The city’s cultural depth is reinforced by institutions such as the Livonian Order Castle, now home to Ventspils Museum. The castle is the oldest preserved building in Ventspils, built in the second half of the 13th century and first mentioned in 1290; museum sources describe it as one of Latvia’s oldest medieval fortresses to have retained its original form. For visiting writers, the presence of such a site adds a historical counterpoint to the daily act of writing. The page, after all, is never fully separate from the places in which it is written.
The International Writers’ and Translators’ House also belongs to a wider Latvian literary network. The residency materials direct interested readers not only to Ventspils House but also to Latvian Literature, the platform that promotes Latvian writing internationally. Latvian Literature continues to support translation and publishing abroad through open calls and grant programs, with recent news items highlighting opportunities for foreign publishers and translators as well as translation grant results.
Together, these institutions point to a broader truth: for smaller-language literary cultures, translation is not secondary. It is central. Translation is how books travel, how literary reputations cross borders, and how readers in North America can encounter voices they might otherwise never find. A residency house that welcomes translators alongside authors recognizes this reality directly. It treats translation not as a technical afterthought, but as creative, intellectual, and cultural labor.
That mission has contemporary urgency as well. In 2024, Nordic Culture Point highlighted the House’s work with Ukrainian cultural creators, including a summer conversation on contemporary literature organized with Ventspils Youth House and translator Lina Melnyk. The initiative was connected to residency support for Ukrainian authors and families facing circumstances that made creative work difficult or impossible because of war, displacement, lack of finances, or lack of safe accommodation. In this context, a literary residency becomes more than a peaceful retreat. It becomes part of a cultural safety net.

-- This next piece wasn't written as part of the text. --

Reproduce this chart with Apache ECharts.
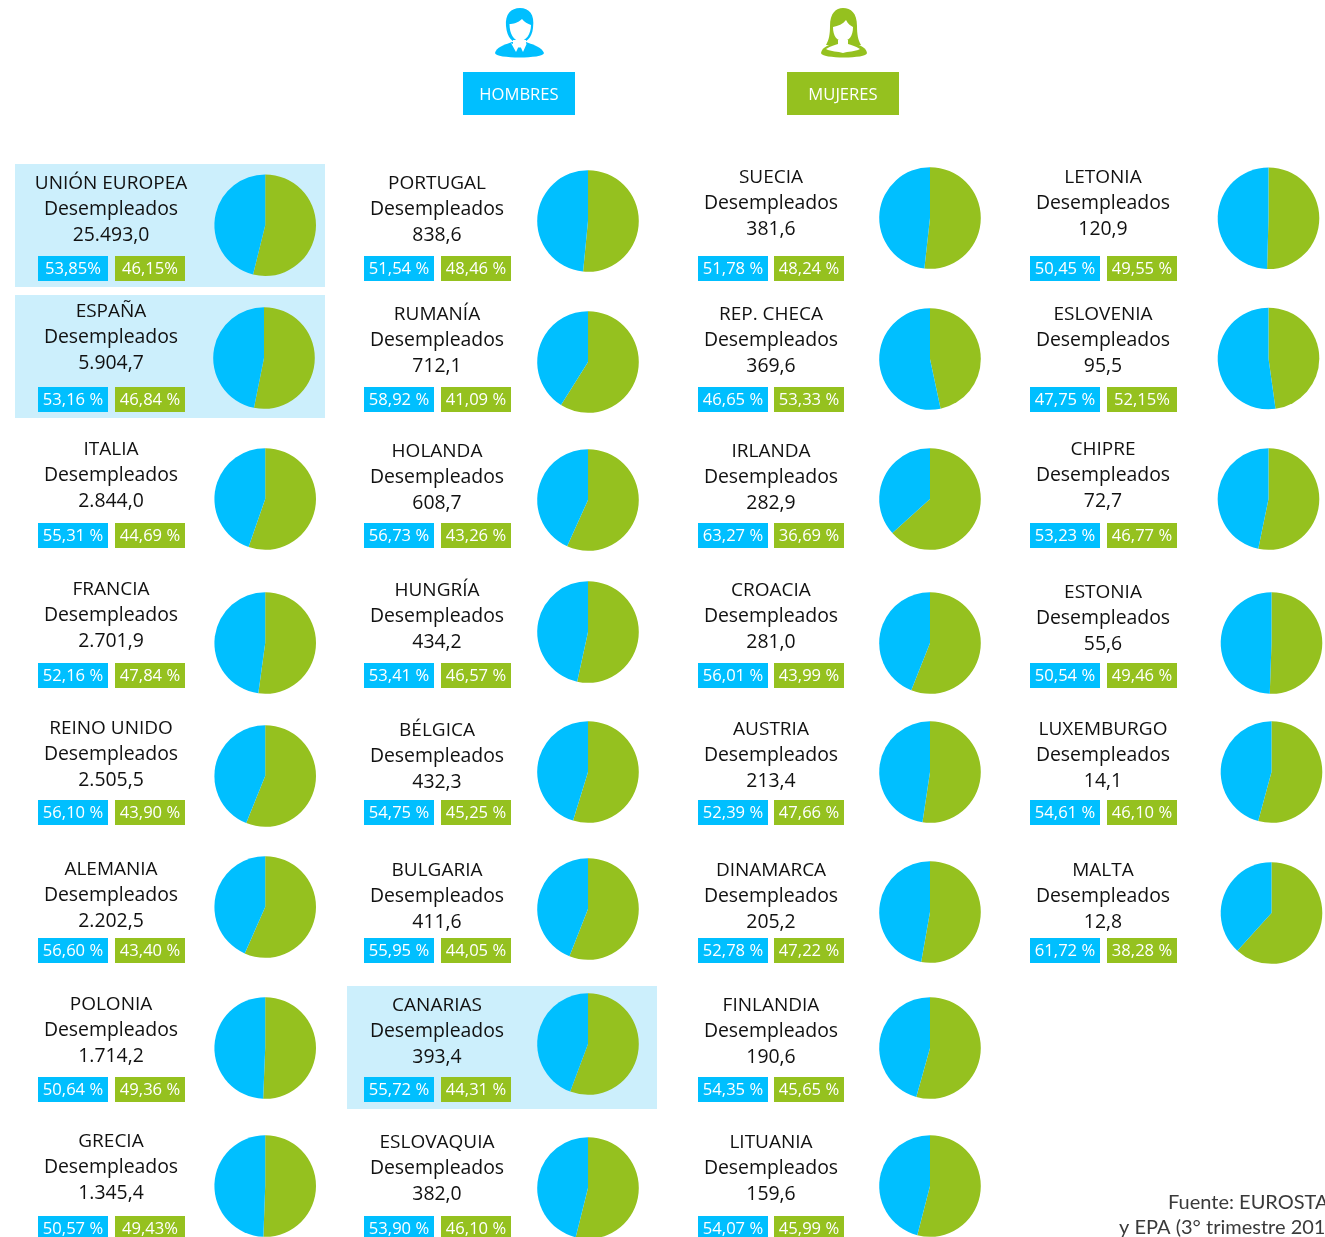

There is something deeply Baltic in that balance between modesty and endurance. The Ventspils residency is not presented through luxury language. Its promise is more elemental: a room, a desk, a kitchen, a library, a bicycle, a city by the sea, and a community of people who understand why sentences matter. The residency materials even note that Vatsons the cat is the House’s only permanent resident — a charming detail, but also a revealing one. The House is designed for transience: writers arrive, work, exchange, depart, and leave behind traces in books, translations, friendships, and future collaborations.
For North American readers, Ventspils offers a meaningful alternative to the familiar routes through Baltic culture. It is not only Riga, Tallinn, or Vilnius that tell the region’s story. Smaller cities, coastal towns, and regional cultural centers often reveal how national literary life is actually sustained. Ventspils shows Latvia not as a destination to be consumed quickly, but as a place where culture is hosted, translated, and carried outward.
In the end, the International Writers’ and Translators’ House is compelling because it understands literature as both solitary and social. A writer needs quiet. A translator needs concentration. But both also need contact — with other languages, other histories, other rooms, other coastlines, other people doing the same difficult work.
In Ventspils, Latvia has created a place where that work can happen. For those interested in Baltic literature, cultural exchange, and the unseen architecture that supports books before they reach readers, the House is worth knowing.